> [Given instruction]: The listing below contains a span that opens with the line containing "Emit a Python" and closes with the line containing "edgecolor=ec, linewidth=lw, zorder=z))". Return that span exactly.

> [Supplied material]:
--------------------------------------------------

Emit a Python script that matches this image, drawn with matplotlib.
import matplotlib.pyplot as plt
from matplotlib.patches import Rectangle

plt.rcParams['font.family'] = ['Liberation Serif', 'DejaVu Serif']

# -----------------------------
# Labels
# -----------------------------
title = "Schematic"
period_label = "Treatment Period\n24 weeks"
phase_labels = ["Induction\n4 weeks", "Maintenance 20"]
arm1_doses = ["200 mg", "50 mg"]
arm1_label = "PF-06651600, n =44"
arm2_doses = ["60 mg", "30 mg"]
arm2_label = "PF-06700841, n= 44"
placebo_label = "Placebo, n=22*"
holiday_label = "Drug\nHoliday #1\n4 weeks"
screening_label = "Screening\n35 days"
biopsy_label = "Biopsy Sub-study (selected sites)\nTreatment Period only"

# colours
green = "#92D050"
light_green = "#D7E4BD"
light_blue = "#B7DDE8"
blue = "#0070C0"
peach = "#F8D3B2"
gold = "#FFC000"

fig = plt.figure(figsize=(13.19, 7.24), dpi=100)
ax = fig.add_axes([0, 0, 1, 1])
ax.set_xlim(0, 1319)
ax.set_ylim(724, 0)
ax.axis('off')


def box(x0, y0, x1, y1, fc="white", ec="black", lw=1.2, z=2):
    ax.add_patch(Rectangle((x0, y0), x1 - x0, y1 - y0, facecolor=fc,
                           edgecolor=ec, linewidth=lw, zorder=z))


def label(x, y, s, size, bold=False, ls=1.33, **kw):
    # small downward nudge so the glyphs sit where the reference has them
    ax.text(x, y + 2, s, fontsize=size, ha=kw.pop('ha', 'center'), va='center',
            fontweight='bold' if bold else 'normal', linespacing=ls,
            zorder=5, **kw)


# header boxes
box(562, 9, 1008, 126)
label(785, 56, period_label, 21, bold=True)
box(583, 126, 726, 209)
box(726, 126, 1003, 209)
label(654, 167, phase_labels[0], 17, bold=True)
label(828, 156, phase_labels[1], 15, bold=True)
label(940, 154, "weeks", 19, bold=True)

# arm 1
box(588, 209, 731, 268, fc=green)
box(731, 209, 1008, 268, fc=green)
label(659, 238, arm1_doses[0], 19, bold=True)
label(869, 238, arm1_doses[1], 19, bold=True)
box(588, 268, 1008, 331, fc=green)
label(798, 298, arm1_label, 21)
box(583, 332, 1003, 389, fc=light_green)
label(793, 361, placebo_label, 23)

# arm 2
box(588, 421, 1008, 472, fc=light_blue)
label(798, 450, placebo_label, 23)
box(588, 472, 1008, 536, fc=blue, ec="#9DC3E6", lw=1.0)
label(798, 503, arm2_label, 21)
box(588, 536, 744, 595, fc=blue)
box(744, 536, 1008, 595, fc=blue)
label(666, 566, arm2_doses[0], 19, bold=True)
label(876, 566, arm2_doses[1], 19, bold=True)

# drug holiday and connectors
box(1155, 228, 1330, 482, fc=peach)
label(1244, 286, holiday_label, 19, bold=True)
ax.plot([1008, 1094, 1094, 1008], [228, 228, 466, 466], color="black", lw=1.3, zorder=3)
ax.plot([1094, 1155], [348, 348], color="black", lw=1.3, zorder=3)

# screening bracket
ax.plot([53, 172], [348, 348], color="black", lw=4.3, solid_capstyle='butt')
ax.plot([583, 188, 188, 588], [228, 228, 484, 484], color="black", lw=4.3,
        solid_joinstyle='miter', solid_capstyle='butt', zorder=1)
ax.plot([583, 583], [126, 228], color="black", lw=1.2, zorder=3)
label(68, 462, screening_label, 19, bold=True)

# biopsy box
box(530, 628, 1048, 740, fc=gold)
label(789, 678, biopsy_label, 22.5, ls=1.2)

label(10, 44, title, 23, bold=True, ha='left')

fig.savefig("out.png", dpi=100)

--------------------------------------------------

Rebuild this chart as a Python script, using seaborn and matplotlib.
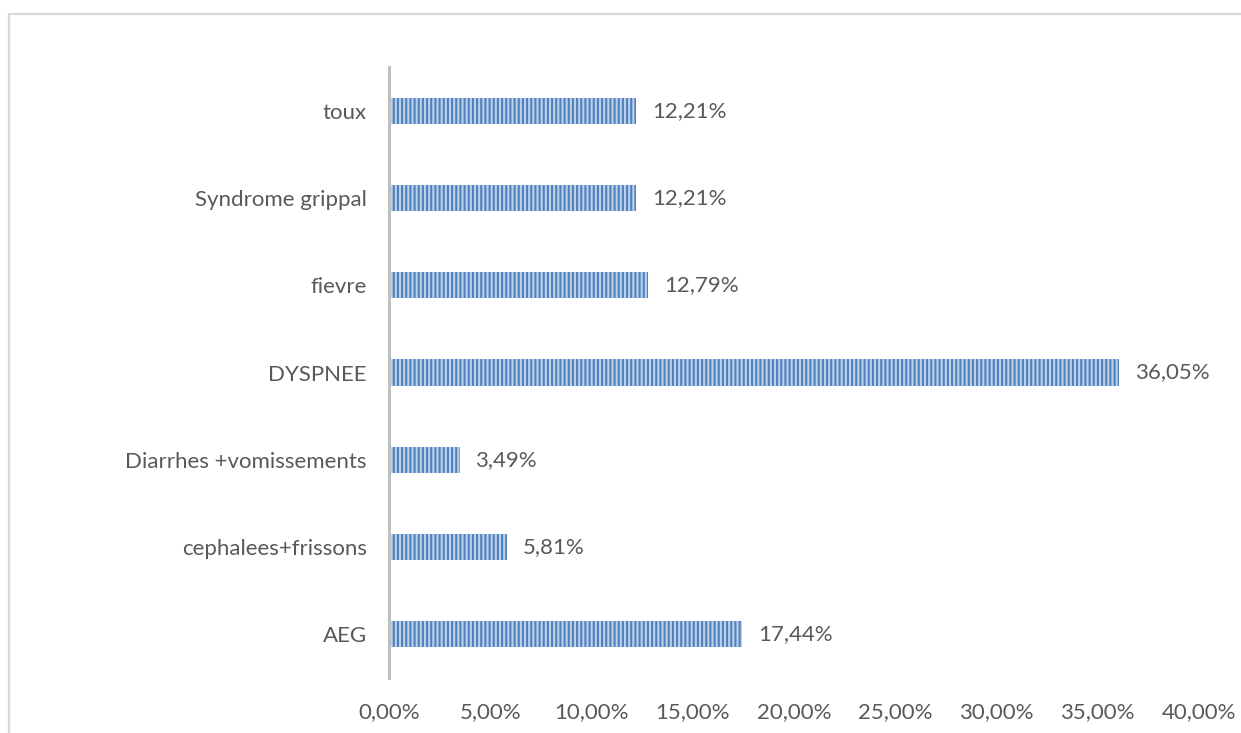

--------------------------------------------------

> [Result below]:
Emit a Python script that matches this image, drawn with matplotlib.
import matplotlib.pyplot as plt
from matplotlib.patches import Rectangle

plt.rcParams['font.family'] = ['Liberation Serif', 'DejaVu Serif']

# -----------------------------
# Labels
# -----------------------------
title = "Schematic"
period_label = "Treatment Period\n24 weeks"
phase_labels = ["Induction\n4 weeks", "Maintenance 20"]
arm1_doses = ["200 mg", "50 mg"]
arm1_label = "PF-06651600, n =44"
arm2_doses = ["60 mg", "30 mg"]
arm2_label = "PF-06700841, n= 44"
placebo_label = "Placebo, n=22*"
holiday_label = "Drug\nHoliday #1\n4 weeks"
screening_label = "Screening\n35 days"
biopsy_label = "Biopsy Sub-study (selected sites)\nTreatment Period only"

# colours
green = "#92D050"
light_green = "#D7E4BD"
light_blue = "#B7DDE8"
blue = "#0070C0"
peach = "#F8D3B2"
gold = "#FFC000"

fig = plt.figure(figsize=(13.19, 7.24), dpi=100)
ax = fig.add_axes([0, 0, 1, 1])
ax.set_xlim(0, 1319)
ax.set_ylim(724, 0)
ax.axis('off')


def box(x0, y0, x1, y1, fc="white", ec="black", lw=1.2, z=2):
    ax.add_patch(Rectangle((x0, y0), x1 - x0, y1 - y0, facecolor=fc,
                           edgecolor=ec, linewidth=lw, zorder=z))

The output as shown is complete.